The government and Apple began investigating after several users received notifications warning about state-sponsored attackers trying to compromise their iPhones using their Apple email IDs.

Several MPs, including Congress president Mallikarjun Kharge and general secretary K.C. Venugopal, Congress lawmaker Shashi Tharoor, TMC MP Mahua Moitra, Shiv Sena (UBT) MP Priyanka Chaturvedi and AAP’s Raghav Chadha had received the notifications saying the attackers were targeting the user individually “because of who you are or what you do".

The email further stated that if the device was compromised by a “state-sponsored attacker", it may be able to remotely access the user’s sensitive data, communications, camera or microphone. “While its possible that this is a false alarm, please take this warning seriously," it said.

"State actor is a standard language used by everyone. These companies use it because nobody wants to take the responsibility. It is natural that no one wants to accept that their system has some vulnerability. So, blaming the government is easy," the official cited above said.

Queries sent to Apple and the ministry of electronics and information technology remained unanswered.

The IT ministry had then asked Apple to join the investigation and provide information on the alleged state-sponsored attacks. Cert-In, which coordinates cyber security efforts, had issued a high-risk advisory for Apple products on 27 October, warning users of multiple vulnerabilities that could allow attackers to access sensitive information. An official had said at the time that Apple is said to have issued a software upgrade to cull the threat two days later, and attempts by hackers may have been made within that timeframe. Cert-In asked Apple users to update their systems with the latest firmware to prevent hacking or data theft.

Telecom and IT minister Ashwini Vaishnaw had said that Apple had issued the alert based on estimates and issued the advisory in 150 countries, which may be based on information which is ‘incomplete or imperfect’ and that some Apple threat notifications may be false alarms or some attacks are not detected.

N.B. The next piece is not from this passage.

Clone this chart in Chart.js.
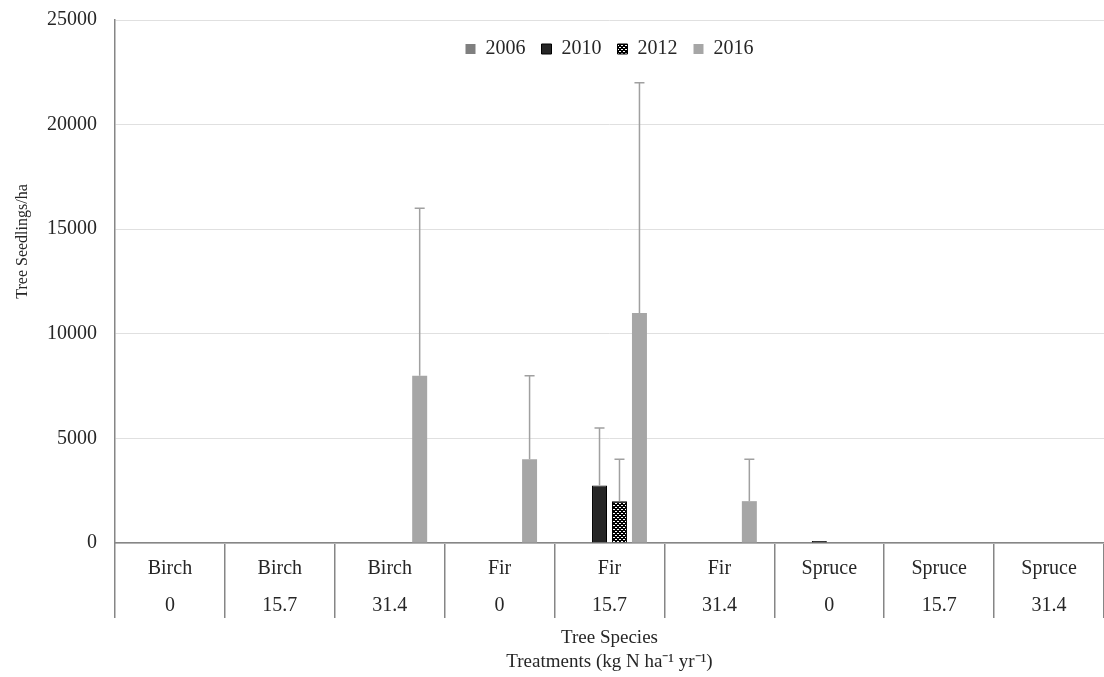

Apple has also claimed that Apple IDs are securely encrypted on devices, making it extremely difficult to access or identify them without the user’s explicit permission. This encryption safeguards the user’s Apple ID and ensures that it remains private and protected.

Following the threat notifications, Apple said that it did not attribute the threat notification to any specific state-sponsored attacker.

“State-sponsored attackers are very well-funded and sophisticated, and their attacks evolve over time. Detecting such attacks relies on threat intelligence signals that are often imperfect and incomplete. It’s possible that some Apple threat notifications may be false alarms, or that some attacks are not detected. We are unable to provide information about what causes us to issue threat notifications, as that may help state-sponsored attackers adapt their behaviour to evade detection in the future," the Cupertino, California-headquartered company had said.